«Dare le notizie e darle tutte, sempre». Paolo lasciava spesso “foglietti volanti” in giro per la redazione. Erano, di solito, appunti presi prima di registrare “Omissis” – la sua striscia (quasi) quotidiana sul Corriere della Calabria (ci fossero dei fuorionda si potrebbe montare un “blob” divertentissimo) – e spunti di lavoro. Quella frase era segnata a matita sul retro di una delibera regionale. Poco dopo sarebbe andato a un convegno e avrebbe spiegato cosa significava per lui essere un giornalista.
Per «dare le notizie e darle tutte, sempre», aveva lasciato una delle esperienze editoriali più interessanti degli anni Duemila. Calabria Ora era stato una palestra di giornalismo per tanti di noi, era diventato un punto di riferimento per i lettori. È lì che ho conosciuto Paolo Pollichieni. Divenne il direttore nel 2007: fino ad allora, in un anno di vita, il giornale aveva collezionato scoop e aperto dibattiti. La redazione di Cosenza aveva anche ospitato la Digos dopo la pubblicazione della relazione sullo scioglimento dell’Asl di Locri: momento documentato da una bella foto in prima pagina.
Nei tre anni successivi arrivarono ancora scoop e visite legate alla pubblicazione di atti riservati. E poi anche intimidazioni politiche e minacce (alcune non furono soltanto minacce) di querela milionarie. Nessuno avrebbe retto a quella pressione. A Paolo, invece, piaceva l’idea di stare in un fortino. Quando si accorse che qualcuno voleva smontarlo, quel fortino, se ne andò sbattendo la porta. Non è facile parlare di Paolo al passato. Verrebbe voglia di tirare fuori le centinaia di aneddoti sulla Locride al tempo dei sequestri, le storie di un giornalismo di strada che (purtroppo) non si fa più, i racconti di chi la Calabria la conosceva davvero, non per averne letto sui bignamini improvvisati da uno stagista dopo qualche ricerca su Google. Una cosa la raccontava sempre. È la storia di quando, dall’avvocato di un casato di ‘ndrangheta di San Luca, arrivò una lettera di protesta per un mio servizio.
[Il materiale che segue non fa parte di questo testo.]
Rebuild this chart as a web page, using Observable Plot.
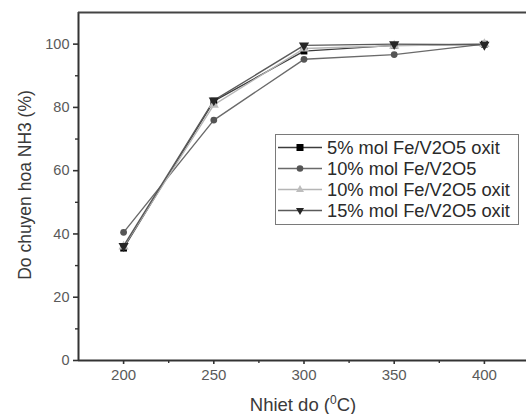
<!DOCTYPE html>
<html>
<head>
<meta charset="utf-8">
<script src="https://cdn.jsdelivr.net/npm/d3@7"></script>
<script src="https://cdn.jsdelivr.net/npm/@observablehq/plot@0.6"></script>
<style>
  html, body { margin: 0; padding: 0; background: #fff; }
  #wrap { position: relative; width: 526px; height: 414px; overflow: hidden; font-family: "Liberation Sans", Arial, sans-serif; }
  #xlabel { position: absolute; left: 0; width: 606px; top: 393px; text-align: center; font-size: 18.5px; color: #3a3a3a; }
  #xlabel sup { font-size: 12px; }
  #ylabel { position: absolute; left: 25px; top: 185px; transform: translate(-50%, -50%) rotate(-90deg); white-space: nowrap; font-size: 17.5px; color: #3a3a3a; }
  #legend { position: absolute; left: 275px; top: 134px; width: 244px; height: 91px; border: 1px solid #7a7a7a; background: #fff; box-sizing: border-box; padding-top: 2px; }
  .row { display: flex; align-items: center; height: 21px; font-size: 18.3px; color: #2a2a2a; white-space: nowrap; }
  .row svg { width: 48px; height: 21px; flex: none; margin-right: 3px; }
</style>
</head>
<body>
<div id="wrap">
  <div id="chart"></div>
  <div id="xlabel">Nhiet do (<sup>0</sup>C)</div>
  <div id="ylabel">Do chuyen hoa NH3 (%)</div>
  <div id="legend"></div>
</div>
<script>
// ---- data ----
const temperatures = [200, 250, 300, 350, 400];
const seriesNames = [
  "5% mol Fe/V2O5 oxit",
  "10% mol Fe/V2O5",
  "10% mol Fe/V2O5 oxit",
  "15% mol Fe/V2O5 oxit"
];
const fe5Oxit  = [35.5, 82.0, 97.8, 99.6, 100.0];
const fe10     = [40.5, 76.0, 95.2, 96.7, 100.0];
const fe10Oxit = [36.0, 80.8, 98.6, 99.5, 100.0];
const fe15Oxit = [36.2, 82.2, 99.6, 100.0, 99.8];
const xMajorTicks = [200, 250, 300, 350, 400];
const xMinorTicks = [225, 275, 325, 375];
const yMajorTicks = [0, 20, 40, 60, 80, 100];
const yMinorTicks = [10, 30, 50, 70, 90];

// ---- styling ----
const triangleDown = {
  draw(context, size) {
    const y = -Math.sqrt(size / (Math.sqrt(3) * 3));
    context.moveTo(0, -y * 2);
    context.lineTo(-Math.sqrt(3) * y, y);
    context.lineTo(Math.sqrt(3) * y, y);
    context.closePath();
  }
};
const styles = [
  {line: "#3c3c3c", fill: "#000000", symbol: "square", r: 3.8, legendSym: "square"},
  {line: "#6a6a6a", fill: "#555555", symbol: "circle", r: 3.4, legendSym: "circle"},
  {line: "#b5b5b5", fill: "#bdbdbd", symbol: "triangle", r: 3.8, legendSym: "triangle"},
  {line: "#5a5a5a", fill: "#262626", symbol: triangleDown, r: 3.8, legendSym: "triangleDown"}
];
const allSeries = [fe5Oxit, fe10, fe10Oxit, fe15Oxit];
const tables = allSeries.map((vals, i) =>
  temperatures.map((t, j) => ({T: t, v: vals[j], series: seriesNames[i]})));

const marks = [];
tables.forEach((tb, i) => {
  marks.push(Plot.line(tb, {x: "T", y: "v", stroke: styles[i].line, strokeWidth: 1.4}));
});
tables.forEach((tb, i) => {
  marks.push(Plot.dot(tb, {x: "T", y: "v", symbol: styles[i].symbol, fill: styles[i].fill, stroke: "none", r: styles[i].r}));
});

const chart = Plot.plot({
  width: 526,
  height: 414,
  marginLeft: 78,
  marginRight: 0,
  marginTop: 12,
  marginBottom: 54,
  style: {fontFamily: "Liberation Sans, Arial, sans-serif", background: "#fff", overflow: "hidden"},
  x: {domain: [175, 425], range: [78, 529], label: null},
  y: {domain: [0, 110], range: [360, 12], label: null},
  marks: [
    Plot.axisX({ticks: xMajorTicks, tickSize: 4, tickPadding: 5, fontSize: 15, color: "#5a5a5a", stroke: "#333", strokeWidth: 1.6, label: null, tickFormat: d => String(d)}),
    Plot.axisX({ticks: xMinorTicks, tickSize: 3, text: null, label: null, stroke: "#333", strokeWidth: 1.4}),
    Plot.axisY({ticks: yMajorTicks, tickSize: 5, tickPadding: 4, fontSize: 14.5, color: "#5a5a5a", stroke: "#333", strokeWidth: 1.6, label: null, tickFormat: d => String(d)}),
    Plot.axisY({ticks: yMinorTicks, tickSize: 3, text: null, label: null, stroke: "#333", strokeWidth: 1.4}),
    ...marks,
    Plot.ruleX([175], {y1: 0, y2: 110, stroke: "#333", strokeWidth: 2}),
    Plot.ruleY([0], {x1: 175, x2: 425, stroke: "#333", strokeWidth: 2}),
    Plot.ruleY([110], {x1: 175, x2: 425, stroke: "#444", strokeWidth: 2})
  ]
});
document.getElementById("chart").appendChild(chart);

// ---- legend ----
function symbolPath(kind) {
  const cx = 24, cy = 10.5;
  if (kind === "square") return `<rect x="${cx-3.5}" y="${cy-3.5}" width="7" height="7"/>`;
  if (kind === "circle") return `<circle cx="${cx}" cy="${cy}" r="3.3"/>`;
  if (kind === "triangle") return `<path d="M${cx},${cy-4.5}L${cx-4},${cy+2.5}L${cx+4},${cy+2.5}Z"/>`;
  return `<path d="M${cx},${cy+4.5}L${cx-4},${cy-2.5}L${cx+4},${cy-2.5}Z"/>`;
}
const legend = document.getElementById("legend");
seriesNames.forEach((name, i) => {
  const st = styles[i];
  const row = document.createElement("div");
  row.className = "row";
  row.innerHTML = `<svg viewBox="0 0 48 21"><line x1="2" x2="46" y1="10.5" y2="10.5" stroke="${st.line}" stroke-width="1.4"/><g fill="${st.fill}">${symbolPath(st.legendSym)}</g></svg><span>${name}</span>`;
  legend.appendChild(row);
});
</script>
</body>
</html>
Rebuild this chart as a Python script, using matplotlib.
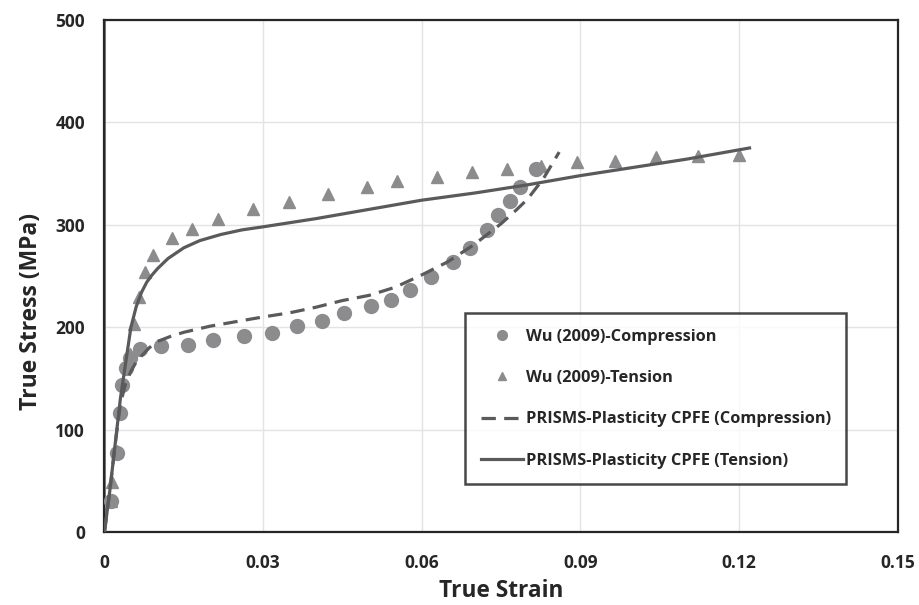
import numpy as np
import matplotlib.pyplot as plt

plt.rcParams['font.family'] = ['Open Sans', 'DejaVu Sans']
plt.rcParams['font.weight'] = 'bold'

# Experimental data, Wu (2009)
comp_strain = [0.0013, 0.0024, 0.0030, 0.0033, 0.0040, 0.0048, 0.0068, 0.0106,
               0.0158, 0.0206, 0.0263, 0.0316, 0.0365, 0.0412, 0.0453, 0.0505,
               0.0541, 0.0578, 0.0617, 0.0660, 0.0692, 0.0723, 0.0745, 0.0767,
               0.0786, 0.0816]
comp_stress = [30, 77, 116, 144, 160, 170, 179, 182, 183, 187.5, 191.5, 194,
               201, 206, 214, 221, 227, 236.5, 248.7, 264, 277, 295, 310, 323,
               337, 354]

tens_strain = [0.0013, 0.0015, 0.0024, 0.0049, 0.0055, 0.0065, 0.0076, 0.0092,
               0.0127, 0.0165, 0.0214, 0.0281, 0.0349, 0.0422, 0.0496, 0.0554,
               0.0628, 0.0695, 0.0761, 0.0825, 0.0894, 0.0966, 0.1043, 0.1123,
               0.1200]
tens_stress = [30, 49, 79, 174, 203, 229, 254, 270, 287, 296, 306, 315, 322,
               330, 337, 342.5, 347, 351.6, 354, 357.5, 361, 362.5, 366, 367,
               368]

# CPFE simulation curves
cpfe_comp_strain = [0, 0.001, 0.002, 0.003, 0.004, 0.005, 0.006, 0.007, 0.0085,
                    0.010, 0.0125, 0.015, 0.020, 0.025, 0.030, 0.035, 0.040,
                    0.045, 0.050, 0.055, 0.060, 0.065, 0.070, 0.075, 0.078,
                    0.080, 0.083, 0.086]
cpfe_comp_stress = [0, 40, 85, 125, 145, 157, 166, 172, 180, 186, 191, 195,
                    201, 205.5, 210, 214, 219.5, 226, 231, 239, 251, 264, 281,
                    301, 315, 325, 345, 371]

cpfe_tens_strain = [0, 0.001, 0.002, 0.003, 0.004, 0.005, 0.006, 0.007, 0.008,
                    0.009, 0.010, 0.012, 0.015, 0.018, 0.022, 0.026, 0.030,
                    0.035, 0.040, 0.050, 0.060, 0.070, 0.080, 0.090, 0.100,
                    0.110, 0.122]
cpfe_tens_stress = [0, 40, 85, 130, 165, 200, 220, 234, 244, 251, 257, 267,
                    277.5, 284.5, 290.5, 295, 298, 302, 306, 315, 324, 331, 339,
                    348, 356, 364, 375]

fig = plt.figure(figsize=(9.19, 6.05), dpi=100)
ax = fig.add_axes([0.1137, 0.1207, 0.8630, 0.8463])

ax.plot(comp_strain, comp_stress, 'o', color='#8c8c8e', markersize=10,
        label='Wu (2009)-Compression', zorder=3)
ax.plot(tens_strain, tens_stress, '^', color='#8c8c8e', markersize=9,
        label='Wu (2009)-Tension', zorder=3)
ax.plot(cpfe_comp_strain, cpfe_comp_stress, color='#5a5a5c', lw=2.3,
        ls=(0, (4.5, 2.6)), label='PRISMS-Plasticity CPFE (Compression)', zorder=4)
ax.plot(cpfe_tens_strain, cpfe_tens_stress, color='#5a5a5c', lw=2.3,
        label='PRISMS-Plasticity CPFE (Tension)', zorder=4)

ax.set_xlim(0, 0.15)
ax.set_ylim(0, 500)
ax.set_xticks([0, 0.03, 0.06, 0.09, 0.12, 0.15])
ax.set_xticklabels(['0', '0.03', '0.06', '0.09', '0.12', '0.15'])
ax.set_yticks([0, 100, 200, 300, 400, 500])
ax.grid(color='#e3e3e3', lw=1)
ax.set_axisbelow(True)
ax.tick_params(length=0, labelsize=12.5, labelcolor='#262626')
ax.tick_params(axis='x', pad=16)
ax.tick_params(axis='y', pad=14)

for s in ax.spines.values():
    s.set_color('#262626')
    s.set_linewidth(1.6)
# gray axis lines along the bottom and left
ax.axhline(0, color='#7f7f7f', lw=2.2, zorder=2)
ax.axvline(0, color='#7f7f7f', lw=2.2, zorder=2)

ax.set_xlabel('True Strain', fontsize=16.3, fontweight='bold', color='#262626',
              labelpad=5)
ax.set_ylabel('True Stress (MPa)', fontsize=16.5, fontweight='bold',
              color='#262626')
ax.yaxis.set_label_coords(-0.078, 0.43)

leg = ax.legend(loc='upper left', bbox_to_anchor=(465 / 919, 1 - 313 / 605),
                bbox_transform=fig.transFigure, frameon=True,
                fancybox=False, edgecolor='#1a1a1a', handlelength=2.6,
                labelspacing=1.55, borderpad=0.95, handletextpad=0.15,
                markerscale=0.7, borderaxespad=0,
                prop={'weight': 'bold', 'size': 11.8})
leg.get_frame().set_linewidth(1.8)
for t in leg.get_texts():
    t.set_color('#262626')

fig.savefig('out.png', dpi=100)
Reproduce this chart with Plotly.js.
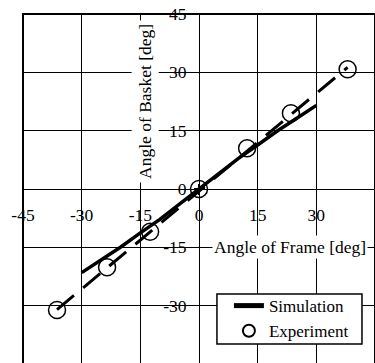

Era diretta soltanto a lui, «perché sappiamo bene chi si nasconde dietro questo affascinante pseudonimo». Grassa risata e poi, serio: «Petrasso, io ho già i miei clienti. Domani pubblichiamo la tua foto e il numero del tesserino e della posizione previdenziale così la prossima volta questi di San Luca sanno che esisti». Lo facemmo davvero (a parte la foto). Gliel’ho sentito raccontare così tante volte che non avrei mai pensato di sentire la mancanza di quella storia. E invece.
Ci chiedono spesso quanto ci manchi Paolo, quanto manchi a chi, assieme a lui, ha percorso un tratto di strada per molti versi irripetibile. Rispondo sempre che manca a tutti, non soltanto a noi. Perché era fragoroso, acuto e mai banale. Manca a chi ne leggeva le cronache. Anche a chi non ne condivideva le opinioni. Potevi essere in disaccordo con i suoi editoriali, non potevi ignorarli. Paolo è stato, per il giornalismo calabrese, una unità di misura. Mi piace pensare che lo sia ancora. E dire, di tanto in tanto, «faccio una cosa alla Pollichieni».
Succedeva quasi ogni sera. Il giornale era praticamente fatto, le pagine si avviavano alla chiusura. Fino all’inevitabile chiamata delle 20,30 (a volte si facevano le 21). «Paolo manda materiale per due pagine, dobbiamo smontare tutto». Me ne sono sempre lamentato ma in realtà mi piaceva. Ci siamo divertiti.